Saturday 1 August 2015

Movie Review: The Long, Hot Summer (1958)

A frothy southern drama, The Long, Hot Summer is a traditional tale of the disruptive outsider creating mayhem in the prevailing dynamics of a sleepy small town. With a hot summer exposing raw zeal, the film serves up rampaging personal agendas.

Ben Quick (Paul Newman) is young, handsome, and carrying a reputation as a troublemaker. Barns seem to go up in flames whenever he is involved in a dispute. After being kicked out of his previous town under a cloud of suspicion but no evidence of wrong doing, Quick arrives in Frenchman's Bend, Mississippi, a hamlet dominated by the Varner family. Will Varner (Orson Welles) is the gruff patriarch, a domineering man who owns all the businesses in town.

But Will's health is not what it used to be, and he is eager to impose his will on his family while he still can. His son Jody (Anthony Franciosa) is supposed to be taking over the family empire, but Will doesn't believe that Jody is up to the task. Jody's favourite pastime is sex with his lusciously flirty wife Eula (Lee Remick), but she is still not pregnant, a fact that does not please Will, who is desperate for descendants. Jody's sister Clara (Joanne Woodward) is not yet married, and time is ticking. She has a tentative suitor in the shape of neighbour Alan Stewart (Richard Anderson), but Alan is a weak man living under the thumb of his widowed mother.

Ben's arrival acts as a stir stick within the Varner family. Will sizes up Ben and quickly designates him as more worthy than Jody of inheriting the Varner businesses. He also considers Ben as a potentially good and virile husband for Clara. Naturally, Jody is not at all pleased at being usurped, while Clara is caught between lusting after Ben and being repulsed by his naked aggressiveness.

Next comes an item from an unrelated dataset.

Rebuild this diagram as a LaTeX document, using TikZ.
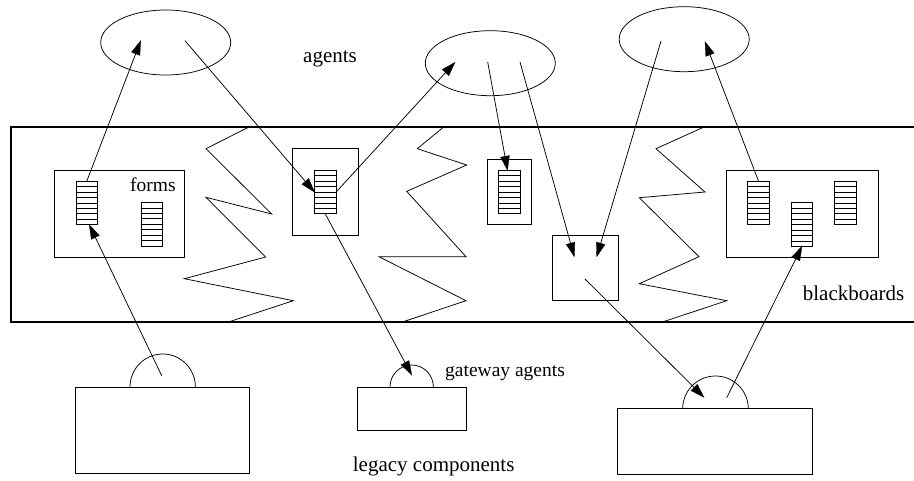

Directed by Martin Ritt, The Long, Hot Summer is an adaptation and merging of three works by William Faulkner. The final product is very much in the mold of Cat On A Hot Tin Roof, with a large man ruling the roost and having to deal with under-performing offspring.

The Long, Hot Summer is almost impossible not to like. The characters are very much the focus of the film, and there are enough issues in the lives of Will, Jody, Clara and Eula to keep the tension crackling and the emotions boiling. The introduction of Ben Quick into the mix just raises the temperature of an already hot summer by a few degrees, and he is the tipping point as suddenly all plans are disrupted. Jody's future viability is in doubt, Clara's endless wait for Alan is placed under the constraints of a hunky alternative, and Will drives hard towards outcomes that first and foremost serve his legacy.

Ritt keeps it all under control, and the film unfolds with surprising efficiency. The collisions between long-held expectations and new realities are handled with a deft touch. The scenes are relatively compact, the drama moves along at a brisk pace despite the high heat and buckets of sweat. Ritt creates a well-defined small town milieu where the rules are pretty clear until outside forces shake the fine balance, and the future suddenly veers into unknown directions riding on scandal and humiliation.

The cast deserves plenty of credit, as Ritt puts to good use former students of the Actors' Studio and they deliver with verve. Newman is unrestrained and allows Quick to unleash his blunt ambitions to earn a piece of Will's business and chip away at Clara's restraint. Welles matches Newman, and Will's conniving mix of worldly experience and coercive manipulation finds the perfect partner in Ben's youthful combativeness.

Woodward and Franciosa bring plenty of energy into their roles, and both convince as Will's offspring, sharing characteristics with their father but not the whole package. Clara is as determined as Will, but much more circumspect, while Jody tries to be a cut-throat wheeler and dealer but lacks his father's ruthless steeliness. Lee Remick's role as Eula is underwritten, and she can't do much with the young sexpot wife who is starting to awaken to her husband's lack of substance. Angela Lansbury has a relatively small turn as an inn keeper still hoping to melt Will's heart into a late second marriage.

While it builds up plenty of sweltering heat, The Long, Hot Summer does settle for an ending that tilts towards too tidy. The fires do rage, but the resolutions and reconciliations are less than consistent with the previously expressed burning desires. Regardless, the Varner family is forever changed by Ben Quick. Not necessarily better or worse, just less burdened by pretense.